Albany Mardi Gras Street Festival and Albany Marathon slated Saturday

Mar 02, 2015

By Brad McEwen, Albany Herald

ALBANY — Thousands of revelers and runners are expected to fill the streets of downtown Albany Saturday when the Better Albany Group hosts the annual Mardi Gras Street Festival following the completion of the annual Albany Marathon.

#This year marks the 14th year of the Mardi Gras and organizers are optimistic that once again, many area residents and visitors will turn out along the 100 block of Pine Avenue for an afternoon of entertainment, featuring live music, kids activities and a host of different vendors.

#According to Better Albany Group member and Thronateeska Heritage Center Executive Director Tommy Gregors, between 20,000 and 30,000 people attended the festival, and he expects to see similar numbers this year.

#“As long as we have good weather, we’ll have a good turnout,” said Gregors. “We’re excited about it. There will be good food, good entertainment and good times.”

#This year’s event kicks off at noon and will run until 8 p.m., which is an earlier closing time than in years past. Gregors said the decision to close a little earlier was driven by the fact that most of the crowds last year came earlier in the day and left before the 11 p.m. closing.
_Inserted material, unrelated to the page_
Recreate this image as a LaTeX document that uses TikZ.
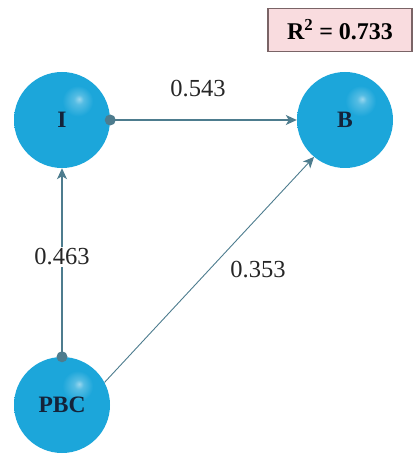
\documentclass[tikz,border=0pt]{standalone}
\usepackage{fontspec}
\setmainfont{Liberation Serif}
\usetikzlibrary{arrows.meta}
\definecolor{sky}{HTML}{1CA6DA}
\definecolor{skydark}{HTML}{168FC2}
\definecolor{linec}{HTML}{4D7C8E}
\definecolor{navy}{HTML}{14233A}
\definecolor{boxfill}{HTML}{F9DCDF}
\definecolor{boxline}{HTML}{7A6466}
\pgfdeclareradialshading{sphere}{\pgfpoint{9bp}{11bp}}{%
 color(0bp)=(white!55!sky); color(2.5bp)=(white!25!sky); color(8bp)=(sky);
 color(40bp)=(sky); color(62bp)=(skydark); color(80bp)=(skydark)}
\tikzset{
 ball/.style={circle, minimum size=96pt, inner sep=0pt, shading=sphere,
   font=\bfseries\fontsize{23.5}{23.5}\selectfont, text=navy},
 conn/.style={draw=linec, line width=1.2pt, -{Stealth[length=11pt,width=10pt,inset=3pt]}},
 lbl/.style={font=\fontsize{24.5}{24.5}\selectfont, text=black!85, inner sep=2pt},
 dotc/.style={circle, fill=linec, minimum size=11pt, inner sep=0pt}
}
\begin{document}
\begin{tikzpicture}[x=1pt,y=-1pt]
\useasboundingbox (0,0) rectangle (413,454);
\node[ball] (I) at (62,120) {I};
\node[ball] (B) at (345,120) {B};
\node[ball] (P) at (62,405) {PBC};
\node[draw=boxline, fill=boxfill, line width=1.5pt, minimum width=144pt, minimum height=43pt,
  font=\bfseries\fontsize{24}{24}\selectfont] (R) at (340,30) {R$^{\mathbf 2}$ = 0.733};
\node[dotc] (dI) at (I.east) {};
\node[dotc] (dP) at (P.north) {};
\draw[conn] (dI.center) -- (B.west);
\draw[conn] (dP.center) -- (I.south);
\draw[conn, line width=0.9pt] (P.28) -- (B.-130);
\node[lbl] (l1) at (198,89) {0.543};
\node[lbl, fill=white] (l2) at (62,257) {0.463};
\node[lbl] (l3) at (258,270) {0.353};
\end{tikzpicture}
\end{document}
#In what has become a tradition in recent years, the festivities will begin with the Albany Humane Society Pet Parade, followed immediately by the first musical act of the day, Rollin in the Hay.

#Rollin in the Hay will be followed by the Southern Arts Music Ensemble, the Bo Henry Band, Broken Glass, J Blues Band, and Unbreakable Bloodline to close the evening.

#In addition to the multiple bands, guests will be able to visit a variety of different food, beverage and merchandise vendors, as well as take part in different activities for the whole family such as face painting, carnival rides, bouncy houses and rock climbing.

#Admission to the festival is $5 per visitor and children 10 and under are free with each paid visitor. The RiverQuarium, which is located inside the Mardi Gras location, will also be offering reduced entrance to the exhibit at just $5 per Mardi Gras visitor.

#Participants of the Albany Marathon, which will conclude its full and half marathons that are taking place that morning, will also receive free admission to the Mardi Gras.

#With both the Marathon and the Mardi Gras events, Saturday will be a busy day for downtown Albany, which Gregors said was one of the goals of the Mardi Gras.

#“We started this 14 years ago to attract folks to come downtown and see what the area has to offer,” said Gregors. “I think it has done that and that people look forward to it.”

#Showcasing Albany is also one of the primary focuses for the marathon, which is now in its 9th year in Albany. According to Kristen Schuette, manager of marketing and communications for the Albany Convention and Visitors Bureau (CVB) and assistant race director of the marathon, the event is a good way to showcase Albany to visitors.

#Schuette said this year participants are from 36 states, as well as some from Canada, Barbados and Kazakhstan.

#“It brings so many people to Albany that might not have a reason to come here otherwise,” Schuette said. “And when they come here they stay in our hotels, eat in our restaurants and shop in our stores. Last year’s marathon had an economic impact of around $600,000.”

#One of the reasons Albany’s marathon draws visitors from all over the country is because the full 26.2 mile marathon is a USTF (United States Track and Field) certified race that is a qualifier for the prestigious Boston Marathon.

#“We’re consistently in the top ten for qualifying for the Boston Marathon,” said Schuette. “Eighteen percent of our field qualified last year.”

#In addition to providing runners with a good qualifying course, the event’s reputation has continued to grow over the years as those in the running community spread the word that Albany’s race features a great route and great volunteers helping to provide a good experience for participants.

#“We have over 1,700 volunteers, and they do a great job,” said Schuette. “Our volunteers are top notch. One of the beautiful things about the marathon is that it brings the community together for something good.”

#Last year more than 1,000 runners, walkers and even wheelchair and hand crank competitors crossed the finish line along the banks of the Flint River, including the nearly 700 that completed the half marathon.

#The wheelchair and hand crank competitors will be begin the race at 6:45 a.m. and will be followed by the rest of the full and half marathon competitors at 7 a.m. There is a seven hour course limit for both full and half marathon as well. Participants are encouraged to arrive at the starting line on Front Street near the Veteran’s Park Amphitheatre by 6:30 for an opening ceremony.

#More than $12,000 in prize money will be awarded to winners in both the full and half marathon, with $3,000 going to the first place male and first place female, $2,000 going to the second place male and the second place female and $1,000 be awarded to the third place male and the third place female.

#Entry fees for the full marathon are $90 until March 4, and $105 March 5 and 6. Entry fees for the half marathon are $75 until March 4 and $85 after that. Paid participants will received a race t-shirt as well as various other gifts and medals will be given in different age categories.